C G with B arrived first.  

We hugged the way we hug now before removing masks - brief, arms up to our shoulders akimbo with heads strenuously in opposite directions with a light back pat and done.

I waved at B.

D: (to B) I'm not going to mask indoors today.  I'm not saying that as an anti-masker.  I want you to know that you don't have to wear your mask to make me feel comfortable or safe.

B: Thank you for saying that.  I'm going to wear mine for a bit.

It sounded to me like "I need a minute and probably a glass of wine."  

G: It's fine.  We're fine.

C: My mom is an epidemiologist and she says we're fine.

D: I called my mom this morning.  She said to "be safe today."  Be safe how?  By doing what?     

We scattered ourselves at a consistent distance from each other instead of glomming around the kitchen island.  

Person-to-person spatial distancing feels instinctive now; how we adjust and shift when someone moves to maintain the gaps between us.

We chatted while laying out many platters and pans of foods.  

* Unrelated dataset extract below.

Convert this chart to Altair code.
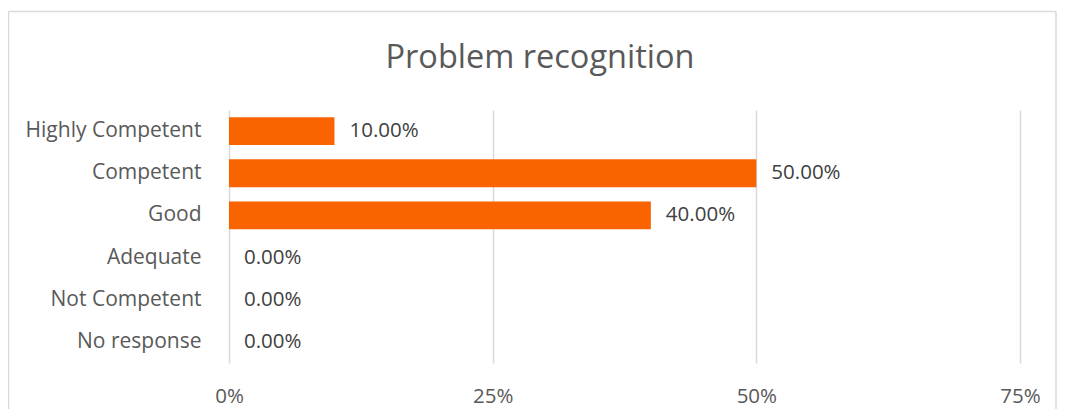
import altair as alt
import pandas as pd

categories = ["Highly Competent", "Competent", "Good ", "Adequate", "Not Competent", "No response"]
values = [0.10, 0.50, 0.40, 0.0, 0.0, 0.0]
title_text = "Problem recognition"
tick_values = [0, 0.25, 0.5, 0.75]

df = pd.DataFrame({"cat": categories, "val": values})

FONT = "Open Sans"
GRAY = "#595959"
W, H = 791, 253
PL, PT, PR, PB = 221, 102, 37, 46

x = alt.X("val:Q", scale=alt.Scale(domain=[0, 0.75], nice=False, zero=True),
          axis=alt.Axis(values=tick_values, format=".0%", title=None, grid=True,
                        gridColor="#D9D9D9", gridWidth=1.5, domain=False, ticks=False,
                        labelFlush=False, labelFont=FONT, labelFontSize=20.5,
                        labelColor=GRAY, labelPadding=23))
y = alt.Y("cat:N", sort=categories,
          scale=alt.Scale(paddingInner=0.34, paddingOuter=0.17),
          axis=alt.Axis(title=None, domain=False, ticks=False, grid=False, labelFont=FONT,
                        labelFontSize=21, labelColor=GRAY, labelPadding=28))

bars = alt.Chart(df).mark_bar(color="#FA6400").encode(x=x, y=y)
labels = alt.Chart(df).mark_text(align="left", baseline="middle", dx=15, font=FONT,
                                 fontSize=20.5, color="#404040").encode(
    x="val:Q", y=alt.Y("cat:N", sort=categories), text=alt.Text("val:Q", format=".2%"))

title = alt.Chart(pd.DataFrame({"t": [title_text]})).mark_text(
    font=FONT, fontSize=32.5, color=GRAY, align="center", baseline="middle").encode(
    x=alt.value(311), y=alt.value(-52), text="t:N")

border_df = pd.DataFrame({"a": [0]})
top = alt.Chart(border_df).mark_rule(color="#D9D9D9", strokeWidth=1.5).encode(
    x=alt.value(-220.5), x2=alt.value(W + PR - 1), y=alt.value(-98.5))
left = alt.Chart(border_df).mark_rule(color="#D9D9D9", strokeWidth=1.5).encode(
    x=alt.value(-220.5), y=alt.value(-98.5), y2=alt.value(H + PB))
right = alt.Chart(border_df).mark_rule(color="#D9D9D9", strokeWidth=1.5).encode(
    x=alt.value(W + PR - 1), y=alt.value(-98.5), y2=alt.value(H + PB))

chart = alt.layer(bars, labels, title, top, left, right).properties(
    width=W, height=H,
    autosize=alt.AutoSizeParams(type="none"),
    padding={"left": PL, "top": PT, "right": PR, "bottom": PB},
).configure(background="white").configure_view(stroke="transparent", strokeWidth=0)

chart.save("out.html", embed_options={"renderer": "svg", "actions": False})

A arrived. I gave him a quick pandemic hug after he washed his hands.  He jazz handed waved at everyone else.  It used to be that the /difference between saying hello to a friend, acquaintance, or new friend was the distance between kisses on the check and air kisses.    

We ate a bit of this and that (what we want, when we want!) but even on Slothgiving the eating doesn't ever really get serious till the Turkey came out of the oven.

We scattered onto bean bags and an armchair and a sofa with the middle seat vacant.  

We watched Dolly Parton's Christmas in Square which was nonsensical bonkers.  Perfect.  Next up was the Kristen Stewart starring lesbian Christmas rom com Happiest Season.  Between the wine and the tryptophan and...the movies melted into one another.  I can't recall how either movie ended and neither made sense.

I fell asleep on a bean bag.  Woke up to G and C and B washing dishes and packing up and heading out.  They masked up.  

I slept more while A watched Bombshell
I had already seen it. 
Just last year.  
In. a. movie. theater!

A left.

I masked up and walked my dog named H.

Anxiety never really left the room during our 2020 Slothsgiving. Our uneasiness did get fuzzy and took a few naps.

We weren't 20 people traveling and gathering.  We also weren't alone. We weren't a dedicated bubble. 

This is not a defense or rationalization.  Or is it?